Perl XML::twig : Find a substring located before a child element in mixed content

I'm working on a XML file with some mixed content (elements containing text, one child tag, then text again).

I would like to extract, for each parent element, the word (substring) coming right before the child element.

Example of XML Input :



<root>
<parent> there is text all <child>text</child> around it</parent>
<parent> there is text all <child>text</child> around it</parent>
<parent> there is text all <child>text</child> around it</parent>
<parent> there is text all <child>text</child> around it</parent>
</root>


Example of Text Output :



all
all
all
all


I know that applying
text_only
to the
parent
element will give me
there is text all around it
, so I don't have to deal with the child element anymore, but then I don't know how to locate the preceding word.

Should I replace the
child
element by some kind of textual marker like
|
and just go through the remaining text as a single string ?

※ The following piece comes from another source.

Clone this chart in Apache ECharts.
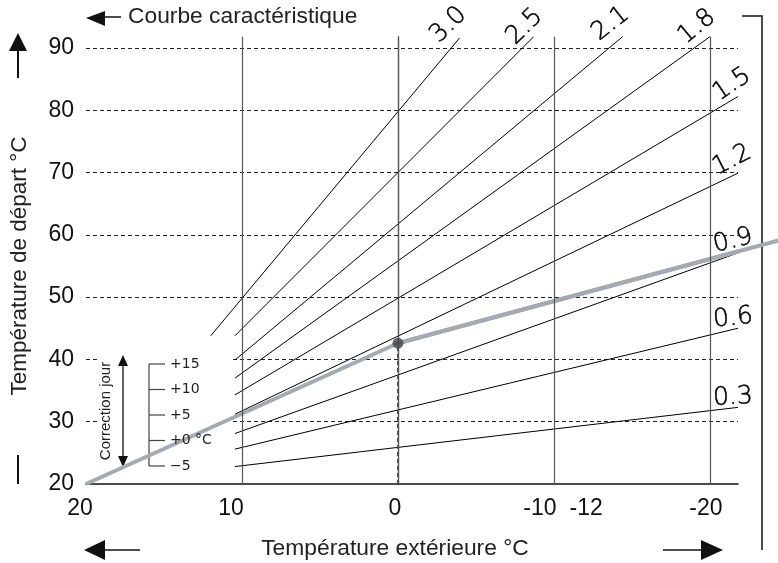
<!DOCTYPE html>
<html>
<head>
<meta charset="utf-8">
<script src="https://cdn.jsdelivr.net/npm/echarts@6/dist/echarts.min.js"></script>
<style>
html,body{margin:0;padding:0;background:#fff;}
#c{width:778px;height:563px;}
</style>
</head>
<body>
<div id="c"></div>
<script>
// ---------- data ----------
const xTickValues = [20, 10, 0, -10, -12, -20];
const xGridValues = [10, 0, -10, -20];
const curveNames = ['3.0', '2.5', '2.1', '1.8', '1.5', '1.2', '0.9', '0.6', '0.3'];
const curveStartOut = [12, 10.45, 10.45, 10.45, 10.45, 10.45, 10.45, 10.45, 10.45];
const curveStartFlow = [43.8, 43.8, 39.9, 37.0, 34.3, 31.2, 28.1, 25.6, 22.8];
const curveEndOut = [-3.95, -8.7, -14.4, -20.0, -21.8, -21.8, -21.8, -21.8, -21.8];
const curveEndFlow = [91.6, 91.8, 91.8, 91.8, 82.2, 69.9, 57.1, 45.0, 32.3];
const selectedOut = [20, 0, -24.4];
const selectedFlow = [20, 42.6, 59.1];
const pointOut = 0;
const pointFlow = 42.6;
const correctionLabels = ['+15', '+10', '+5', '+0 °C', '\u22125'];

// ---------- style ----------
const X_MIN = -21.8, X_MAX = 20, Y_MIN = 20, Y_MAX = 91.8;
const labelRot = [45, 44, 38, 40, 34, 27, 14, 6, 3];
const labelOff = [[-11, -13], [-9, -10], [-12, -13], [-13, -10], [-6, -12], [-6, -13], [-5, -12], [-5, -10], [-5, -10]];
const xLabelShift = {'20': -6, '10': -11, '0': -3, '-10': -14, '-12': 1, '-20': -4};
const FONT = 'Liberation Sans, Arial, Helvetica, sans-serif';
const GREY = '#a3aab3';

const chart = echarts.init(document.getElementById('c'));

const series = [];
series.push({
  type: 'line', data: [], silent: true,
  markLine: {
    silent: true, symbol: ['none', 'none'], animation: false,
    label: {show: false},
    lineStyle: {color: '#555', width: 1.2, type: 'solid'},
    data: xGridValues.map(v => ({xAxis: v}))
  }
});
curveNames.forEach((n, i) => {
  series.push({
    type: 'line', name: n, silent: true, symbol: 'none', z: 3,
    lineStyle: {color: '#000', width: 1},
    data: [[curveStartOut[i], curveStartFlow[i]], [curveEndOut[i], curveEndFlow[i]]]
  });
});
series.push({
  type: 'line', silent: true, symbol: 'none', clip: false, z: 4,
  lineStyle: {color: GREY, width: 4},
  data: selectedOut.map((v, i) => [v, selectedFlow[i]])
});
series.push({
  type: 'line', silent: true, symbol: 'none', z: 4,
  lineStyle: {color: '#4a4f58', width: 2, type: [4, 3]},
  data: [[pointOut, Y_MIN], [pointOut, pointFlow]]
});
series.push({
  type: 'scatter', silent: true, z: 5, symbolSize: 11,
  itemStyle: {color: '#3d424b'},
  data: [[pointOut, pointFlow]]
});

const option = {
  animation: false,
  backgroundColor: '#fff',
  grid: {left: 86, right: 40, top: 36.7, bottom: 79, containLabel: false},
  xAxis: {
    type: 'value', inverse: true, min: X_MIN, max: X_MAX,
    axisLine: {show: true, lineStyle: {color: '#111', width: 1.5}},
    axisTick: {show: false},
    splitLine: {show: false},
    axisLabel: {
      customValues: xTickValues,
      margin: 13,
      formatter: v => {
        const s = String(v);
        const sh = xLabelShift[s] || 0;
        return sh < 0 ? '{r' + (-sh) + '|' + s + '}' : '{l' + sh + '|' + s + '}';
      },
      rich: (function () {
        const r = {};
        for (let k = 0; k <= 20; k++) {
          r['r' + k] = {fontSize: 23, fontFamily: FONT, color: '#111', padding: [0, 2 * k, 0, 0]};
          r['l' + k] = {fontSize: 23, fontFamily: FONT, color: '#111', padding: [0, 0, 0, 2 * k]};
        }
        return r;
      })()
    }
  },
  yAxis: {
    type: 'value', min: Y_MIN, max: Y_MAX, interval: 10,
    axisLine: {show: true, lineStyle: {color: '#666', width: 1.3}},
    axisTick: {show: false},
    splitLine: {show: true, showMaxLine: false, showMinLine: false, lineStyle: {color: '#222', width: 1, type: [4, 3]}},
    axisLabel: {fontSize: 23, fontFamily: FONT, color: '#111', margin: 12, padding: [6, 0, 0, 0]}
  },
  series: series
};
chart.setOption(option);

// ---------- annotations ----------
const g = [];
// continuation of the selected curve beyond the plot edge (through the axis scales)
const pA = chart.convertToPixel({gridIndex: 0}, [selectedOut[1], selectedFlow[1]]);
const pB = chart.convertToPixel({gridIndex: 0}, [selectedOut[2], selectedFlow[2]]);
g.push({type: 'line', z: 4, shape: {x1: pA[0], y1: pA[1], x2: pB[0], y2: pB[1]}, style: {stroke: GREY, lineWidth: 4}});

curveNames.forEach((n, i) => {
  const p = chart.convertToPixel({gridIndex: 0}, [curveEndOut[i], curveEndFlow[i]]);
  g.push({
    type: 'text', z: 10,
    x: p[0] + labelOff[i][0], y: p[1] + labelOff[i][1],
    rotation: labelRot[i] * Math.PI / 180,
    style: {text: n, fontSize: 25, fontFamily: 'DejaVu Sans', fontWeight: 200, fill: '#000',
      stroke: '#000', lineWidth: 0.5, align: 'center', verticalAlign: 'middle'}
  });
});
// white box behind correction scale
g.push({type: 'rect', z: 1, shape: {x: 98, y: 348, width: 135, height: 124}, style: {fill: '#fff'}});
// correction text
g.push({type: 'text', z: 1, x: 106, y: 411, rotation: Math.PI / 2,
  style: {text: 'Correction jour', fontSize: 15, fontFamily: FONT, fill: '#222', align: 'center', verticalAlign: 'middle'}});
// double arrow
g.push({type: 'line', z: 1, shape: {x1: 123, y1: 362, x2: 123, y2: 460}, style: {stroke: '#111', lineWidth: 1.3}});
g.push({type: 'polygon', z: 1, shape: {points: [[123, 355], [118, 366], [128, 366]]}, style: {fill: '#111'}});
g.push({type: 'polygon', z: 1, shape: {points: [[123, 467], [118, 456], [128, 456]]}, style: {fill: '#111'}});
// bracket
const bTop = 364, bStep = 25.5;
g.push({type: 'line', z: 1, shape: {x1: 149, y1: bTop, x2: 149, y2: bTop + 4 * bStep}, style: {stroke: '#444', lineWidth: 1.2}});
correctionLabels.forEach((t, k) => {
  const yy = bTop + k * bStep;
  g.push({type: 'line', z: 1, shape: {x1: 149, y1: yy, x2: 165, y2: yy}, style: {stroke: '#444', lineWidth: 1.2}});
  g.push({type: 'text', z: 6, x: 170, y: yy, style: {text: t, fontSize: 14, fontFamily: 'DejaVu Sans, ' + FONT, fill: '#222', align: 'left', verticalAlign: 'middle'}});
});
// top legend
g.push({type: 'polygon', shape: {points: [[86, 18], [105, 11], [105, 26]]}, style: {fill: '#111'}});
g.push({type: 'line', shape: {x1: 105, y1: 17, x2: 121, y2: 17}, style: {stroke: '#111', lineWidth: 1.5}});
g.push({type: 'text', x: 128, y: 17, style: {text: 'Courbe caractéristique', fontSize: 22.8, fontFamily: FONT, fill: '#222', align: 'left', verticalAlign: 'middle'}});
// y title + arrows
g.push({type: 'text', x: 20, y: 266, rotation: Math.PI / 2,
  style: {text: 'Température de départ °C', fontSize: 22.5, fontFamily: FONT, fill: '#222', align: 'center', verticalAlign: 'middle'}});
g.push({type: 'polygon', shape: {points: [[18, 33], [9, 51], [27, 51]]}, style: {fill: '#111'}});
g.push({type: 'line', shape: {x1: 18, y1: 50, x2: 18, y2: 78}, style: {stroke: '#111', lineWidth: 2}});
g.push({type: 'line', shape: {x1: 18, y1: 455, x2: 18, y2: 484}, style: {stroke: '#111', lineWidth: 2}});
// x title + arrows
g.push({type: 'text', x: 395, y: 549, style: {text: 'Température extérieure °C', fontSize: 22.8, fontFamily: FONT, fill: '#222', align: 'center', verticalAlign: 'middle'}});
g.push({type: 'polygon', shape: {points: [[84, 550], [105, 540], [105, 560]]}, style: {fill: '#111'}});
g.push({type: 'line', shape: {x1: 105, y1: 550, x2: 140, y2: 550}, style: {stroke: '#111', lineWidth: 1.5}});
g.push({type: 'line', shape: {x1: 663, y1: 550, x2: 701, y2: 550}, style: {stroke: '#111', lineWidth: 1.5}});
g.push({type: 'polygon', shape: {points: [[723, 550], [701, 540], [701, 560]]}, style: {fill: '#111'}});
// right bracket
g.push({type: 'polyline', shape: {points: [[742, 16], [762, 16], [762, 550]]}, style: {stroke: '#111', lineWidth: 1.5, fill: null}});

chart.setOption({graphic: {elements: g}});
</script>
</body>
</html>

I'm not asking for a full "ready-made" answer, but some directions would sure be helpful.

Answer

You can find each child element and then check the text of its sibling on the left. That's the previous sibling. Conveniently there is a method prev_sibling_text that gives you just that, since the previous sibling is a text node anyway. From there, it's just a matter of locating the last word.

use strict;
use warnings;
use feature 'say';
use XML::Twig;

my $twig = XML::Twig->new(
    TwigHandlers => {
        child => sub {
            say +( split /\s/, $_->prev_sibling_text )[-1];
        },
    }
);

$twig->parse( \*DATA );

__DATA__
<root>
<parent> there is text all <child>text</child> around it</parent>
<parent> there is text all <child>text</child> around it</parent>
<parent> there is text all <child>text</child> around it</parent>
<parent> there is text all <child>text</child> around it</parent>
</root>